L’équipe type du tournoi :

Yaksic(You) – Nasazzi(Uru) – Ivkovic(You)- Andrade Uru)- Monti(Arg) – Gestido(Uru) – Ferreira(Arg)- Castro(Uru)- Stabile(Arg), Cea(Uru).

Chiffres clés :

– 13 équipes, dont les têtes de séries : Brésil, Etats-Unis, Uruguay et Argentine. Aucun européen n’était considéré comme favori.
– 189 joueurs ont participé aux matchs. Des pionniers donc. – 70 buts marqués au total, avec une moyenne de 3,8 buts pour 18 matchs joués.
– Le joueur le plus jeune : le Brésilien Carvalho Leite avec 18 ans et 65 jours. – Le plus vieux : Rafael Garza Gutierrez ‘Record’ avec 34 ans.
– 547.308 spectateurs au total ont assisté aux matchs de la première coupe du monde. Les matchs joués au Centenario ont largement contribué à remonter la moyenne de spectateurs par matchs (32.739 spectateurs) puisqu’à titre d’exemple, le Roumanie-Perou s’est joué devant 300 spectateurs. – La recette totale s’élève à 225.000 dollars. Une ‘misère aujourd’hui’, un sacré pactole autrefois.

Curiosités :

– Le mondial uruguayen est le seul à s’être disputé dans une seule et unique ville, Montevideo.
– Lors du premier match entre la France et le Mexique, les hymnes nationaux furent joués à la mi-temps. – Le seul remplacement du tournoi eut également lieu lors de ce match, lorsque le gardien Français Thépot pris la place de Chantrel.
– Il n’y eu aucun match nul dans cette première édition. – Le sélectionneur bolivien Ulises Saucedo exerça également la fonction d’arbitre pour le match Argentine-Mexico (6-3).
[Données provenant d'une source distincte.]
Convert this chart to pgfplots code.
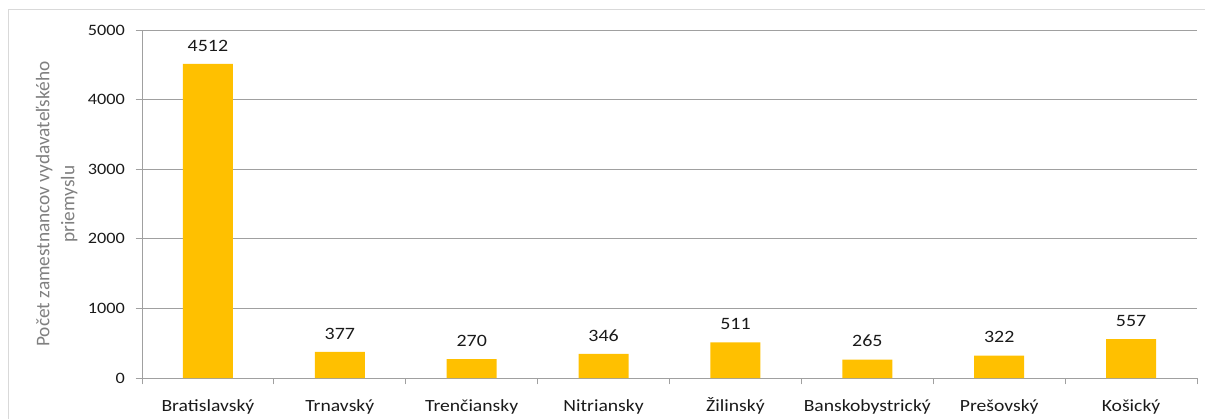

En sifflant cinq penaltys au cours de cet affrontement, il détient aujourd’hui encore le record mondial de pénaltys sifflés en un seul match.
– Il n’y eut pas de petite finale lors du tournoi, bien qu’elle ait été programmée. En effet la Yougoslavie qui s’était fait piétiner par l’Uruguay en demi-finale (6-1) s’était vu refuser un but valable. En signe de protestation ils refusèrent de jouer le match contre les Etats-Unis. – Le Roumain Steiner fut le premier joueur blessé de l’histoire du mondial : Fracture de la jambe.
– Le gardien argentin Bossio fut le premier à arrêter un pénalty. Naturellement, le Mexicain Manuel Rosas fut le premier à le rater. – Avec 18 buts marqués l’Argentine est l’équipe qui a le plus scoré dans la compétition, grâce notamment à son buteur Stabile, auteur de 8 buts.
– La Bolivie et la Belgique sont les deux seules nations à ne pas avoir marqué le moindre but. – Certains joueurs de champ jouaient avec des casquettes rembourrées de carton et de papier journal pour se protéger contre les dangereuses coutures apparentes des ballons de l’époque.